WHAT THIS TASK INVOLVES: Only lines with the word "code" are needed; collect each of them from the listing below.

........

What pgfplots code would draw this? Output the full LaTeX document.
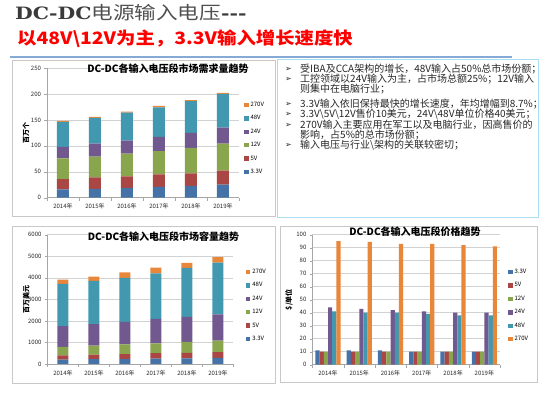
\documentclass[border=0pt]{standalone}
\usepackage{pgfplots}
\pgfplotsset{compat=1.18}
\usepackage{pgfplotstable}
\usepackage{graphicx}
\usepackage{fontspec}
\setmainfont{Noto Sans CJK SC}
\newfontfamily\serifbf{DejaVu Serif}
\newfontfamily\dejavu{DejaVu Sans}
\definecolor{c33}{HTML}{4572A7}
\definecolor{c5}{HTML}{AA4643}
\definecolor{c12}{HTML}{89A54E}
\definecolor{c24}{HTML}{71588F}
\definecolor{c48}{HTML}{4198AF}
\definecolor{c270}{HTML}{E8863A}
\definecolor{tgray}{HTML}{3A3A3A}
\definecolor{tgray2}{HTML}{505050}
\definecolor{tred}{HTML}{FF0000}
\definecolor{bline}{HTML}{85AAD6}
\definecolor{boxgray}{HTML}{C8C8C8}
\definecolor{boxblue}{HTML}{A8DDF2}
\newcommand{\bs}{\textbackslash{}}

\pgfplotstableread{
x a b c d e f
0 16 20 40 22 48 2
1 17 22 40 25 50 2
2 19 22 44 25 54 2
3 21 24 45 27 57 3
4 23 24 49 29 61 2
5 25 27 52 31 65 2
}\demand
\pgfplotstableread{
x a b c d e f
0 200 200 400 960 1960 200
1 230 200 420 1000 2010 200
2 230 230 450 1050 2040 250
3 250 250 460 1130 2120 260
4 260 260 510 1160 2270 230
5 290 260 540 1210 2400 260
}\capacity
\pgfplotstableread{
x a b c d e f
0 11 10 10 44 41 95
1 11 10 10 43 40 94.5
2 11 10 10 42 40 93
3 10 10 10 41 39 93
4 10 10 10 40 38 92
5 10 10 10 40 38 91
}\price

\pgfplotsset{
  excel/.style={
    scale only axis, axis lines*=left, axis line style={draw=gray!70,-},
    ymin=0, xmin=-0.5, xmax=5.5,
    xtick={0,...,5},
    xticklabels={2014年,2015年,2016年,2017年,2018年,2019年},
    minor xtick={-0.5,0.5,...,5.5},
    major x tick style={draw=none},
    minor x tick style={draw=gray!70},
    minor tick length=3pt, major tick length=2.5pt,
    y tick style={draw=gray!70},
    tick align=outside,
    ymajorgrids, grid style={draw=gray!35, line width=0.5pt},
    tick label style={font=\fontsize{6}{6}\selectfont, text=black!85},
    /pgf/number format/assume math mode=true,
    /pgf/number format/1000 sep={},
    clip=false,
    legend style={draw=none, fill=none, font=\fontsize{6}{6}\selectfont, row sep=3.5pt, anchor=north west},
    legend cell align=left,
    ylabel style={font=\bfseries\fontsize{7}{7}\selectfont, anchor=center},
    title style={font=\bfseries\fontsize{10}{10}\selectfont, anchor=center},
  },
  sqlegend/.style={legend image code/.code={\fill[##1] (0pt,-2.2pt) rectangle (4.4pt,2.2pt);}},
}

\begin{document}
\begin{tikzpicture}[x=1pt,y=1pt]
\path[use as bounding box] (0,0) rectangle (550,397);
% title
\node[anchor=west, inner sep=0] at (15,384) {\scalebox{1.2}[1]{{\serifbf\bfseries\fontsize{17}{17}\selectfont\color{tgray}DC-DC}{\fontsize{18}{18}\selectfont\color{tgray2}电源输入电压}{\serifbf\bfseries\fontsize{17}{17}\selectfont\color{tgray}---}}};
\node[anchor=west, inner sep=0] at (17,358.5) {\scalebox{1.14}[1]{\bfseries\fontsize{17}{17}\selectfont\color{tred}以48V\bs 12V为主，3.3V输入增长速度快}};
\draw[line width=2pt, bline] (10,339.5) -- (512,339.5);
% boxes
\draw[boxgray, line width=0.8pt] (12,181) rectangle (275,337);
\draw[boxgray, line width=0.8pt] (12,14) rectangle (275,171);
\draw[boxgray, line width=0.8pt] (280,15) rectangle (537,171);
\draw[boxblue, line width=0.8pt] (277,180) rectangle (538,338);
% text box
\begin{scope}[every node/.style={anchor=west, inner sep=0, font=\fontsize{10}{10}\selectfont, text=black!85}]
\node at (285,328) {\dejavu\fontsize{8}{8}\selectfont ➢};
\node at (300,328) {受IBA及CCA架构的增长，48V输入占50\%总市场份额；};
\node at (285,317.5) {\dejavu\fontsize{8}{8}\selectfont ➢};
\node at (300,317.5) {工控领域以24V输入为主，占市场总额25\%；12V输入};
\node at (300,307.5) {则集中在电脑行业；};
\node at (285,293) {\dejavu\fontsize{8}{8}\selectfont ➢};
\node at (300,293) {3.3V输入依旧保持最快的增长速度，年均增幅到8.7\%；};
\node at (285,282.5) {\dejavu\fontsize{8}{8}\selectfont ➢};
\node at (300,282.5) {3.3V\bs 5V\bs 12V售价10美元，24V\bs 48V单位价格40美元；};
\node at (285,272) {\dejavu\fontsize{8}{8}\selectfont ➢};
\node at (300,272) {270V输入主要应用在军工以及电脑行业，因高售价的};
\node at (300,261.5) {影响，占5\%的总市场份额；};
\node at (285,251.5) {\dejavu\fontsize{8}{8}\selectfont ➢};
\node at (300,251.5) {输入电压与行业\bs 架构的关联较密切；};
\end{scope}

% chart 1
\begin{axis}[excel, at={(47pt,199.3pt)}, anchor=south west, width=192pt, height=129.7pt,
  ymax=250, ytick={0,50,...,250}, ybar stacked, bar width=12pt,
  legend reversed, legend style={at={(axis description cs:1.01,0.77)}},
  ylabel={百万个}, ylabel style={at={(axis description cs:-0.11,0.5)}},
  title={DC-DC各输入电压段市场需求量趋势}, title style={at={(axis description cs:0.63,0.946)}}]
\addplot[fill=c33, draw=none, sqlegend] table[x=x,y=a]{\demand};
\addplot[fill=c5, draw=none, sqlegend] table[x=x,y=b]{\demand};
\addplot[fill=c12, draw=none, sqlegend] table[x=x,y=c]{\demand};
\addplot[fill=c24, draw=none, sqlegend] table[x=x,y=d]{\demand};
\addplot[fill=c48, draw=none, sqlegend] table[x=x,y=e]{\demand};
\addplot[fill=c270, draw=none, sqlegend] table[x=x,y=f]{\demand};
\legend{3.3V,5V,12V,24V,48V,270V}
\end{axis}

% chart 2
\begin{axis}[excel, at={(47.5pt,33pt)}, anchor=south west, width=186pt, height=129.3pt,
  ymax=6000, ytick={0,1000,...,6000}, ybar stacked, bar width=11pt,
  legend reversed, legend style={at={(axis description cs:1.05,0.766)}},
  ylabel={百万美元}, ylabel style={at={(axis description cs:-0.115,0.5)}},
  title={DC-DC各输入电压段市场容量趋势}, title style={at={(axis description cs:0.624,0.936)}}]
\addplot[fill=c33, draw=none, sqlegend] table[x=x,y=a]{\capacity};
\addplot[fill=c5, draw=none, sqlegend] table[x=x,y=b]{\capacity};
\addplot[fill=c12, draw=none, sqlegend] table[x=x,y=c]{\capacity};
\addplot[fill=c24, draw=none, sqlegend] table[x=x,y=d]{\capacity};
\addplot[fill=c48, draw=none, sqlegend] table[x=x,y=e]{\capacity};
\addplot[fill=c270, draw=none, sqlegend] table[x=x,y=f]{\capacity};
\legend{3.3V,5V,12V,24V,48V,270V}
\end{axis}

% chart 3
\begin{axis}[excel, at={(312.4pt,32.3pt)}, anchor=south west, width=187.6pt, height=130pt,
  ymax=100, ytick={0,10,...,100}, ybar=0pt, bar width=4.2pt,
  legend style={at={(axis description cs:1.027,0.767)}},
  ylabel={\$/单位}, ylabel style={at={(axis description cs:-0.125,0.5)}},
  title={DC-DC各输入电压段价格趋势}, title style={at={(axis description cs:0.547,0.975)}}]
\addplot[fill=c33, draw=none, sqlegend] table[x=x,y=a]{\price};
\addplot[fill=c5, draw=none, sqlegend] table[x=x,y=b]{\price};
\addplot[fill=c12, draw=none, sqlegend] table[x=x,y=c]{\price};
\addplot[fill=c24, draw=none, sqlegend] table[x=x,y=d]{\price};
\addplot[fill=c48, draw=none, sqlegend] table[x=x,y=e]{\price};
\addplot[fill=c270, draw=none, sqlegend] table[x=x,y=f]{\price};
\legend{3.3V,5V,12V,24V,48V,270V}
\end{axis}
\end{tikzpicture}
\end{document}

........

RESULT BELOW:
What pgfplots code would draw this? Output the full LaTeX document.
  sqlegend/.style={legend image code/.code={\fill[##1] (0pt,-2.2pt) rectangle (4.4pt,2.2pt);}},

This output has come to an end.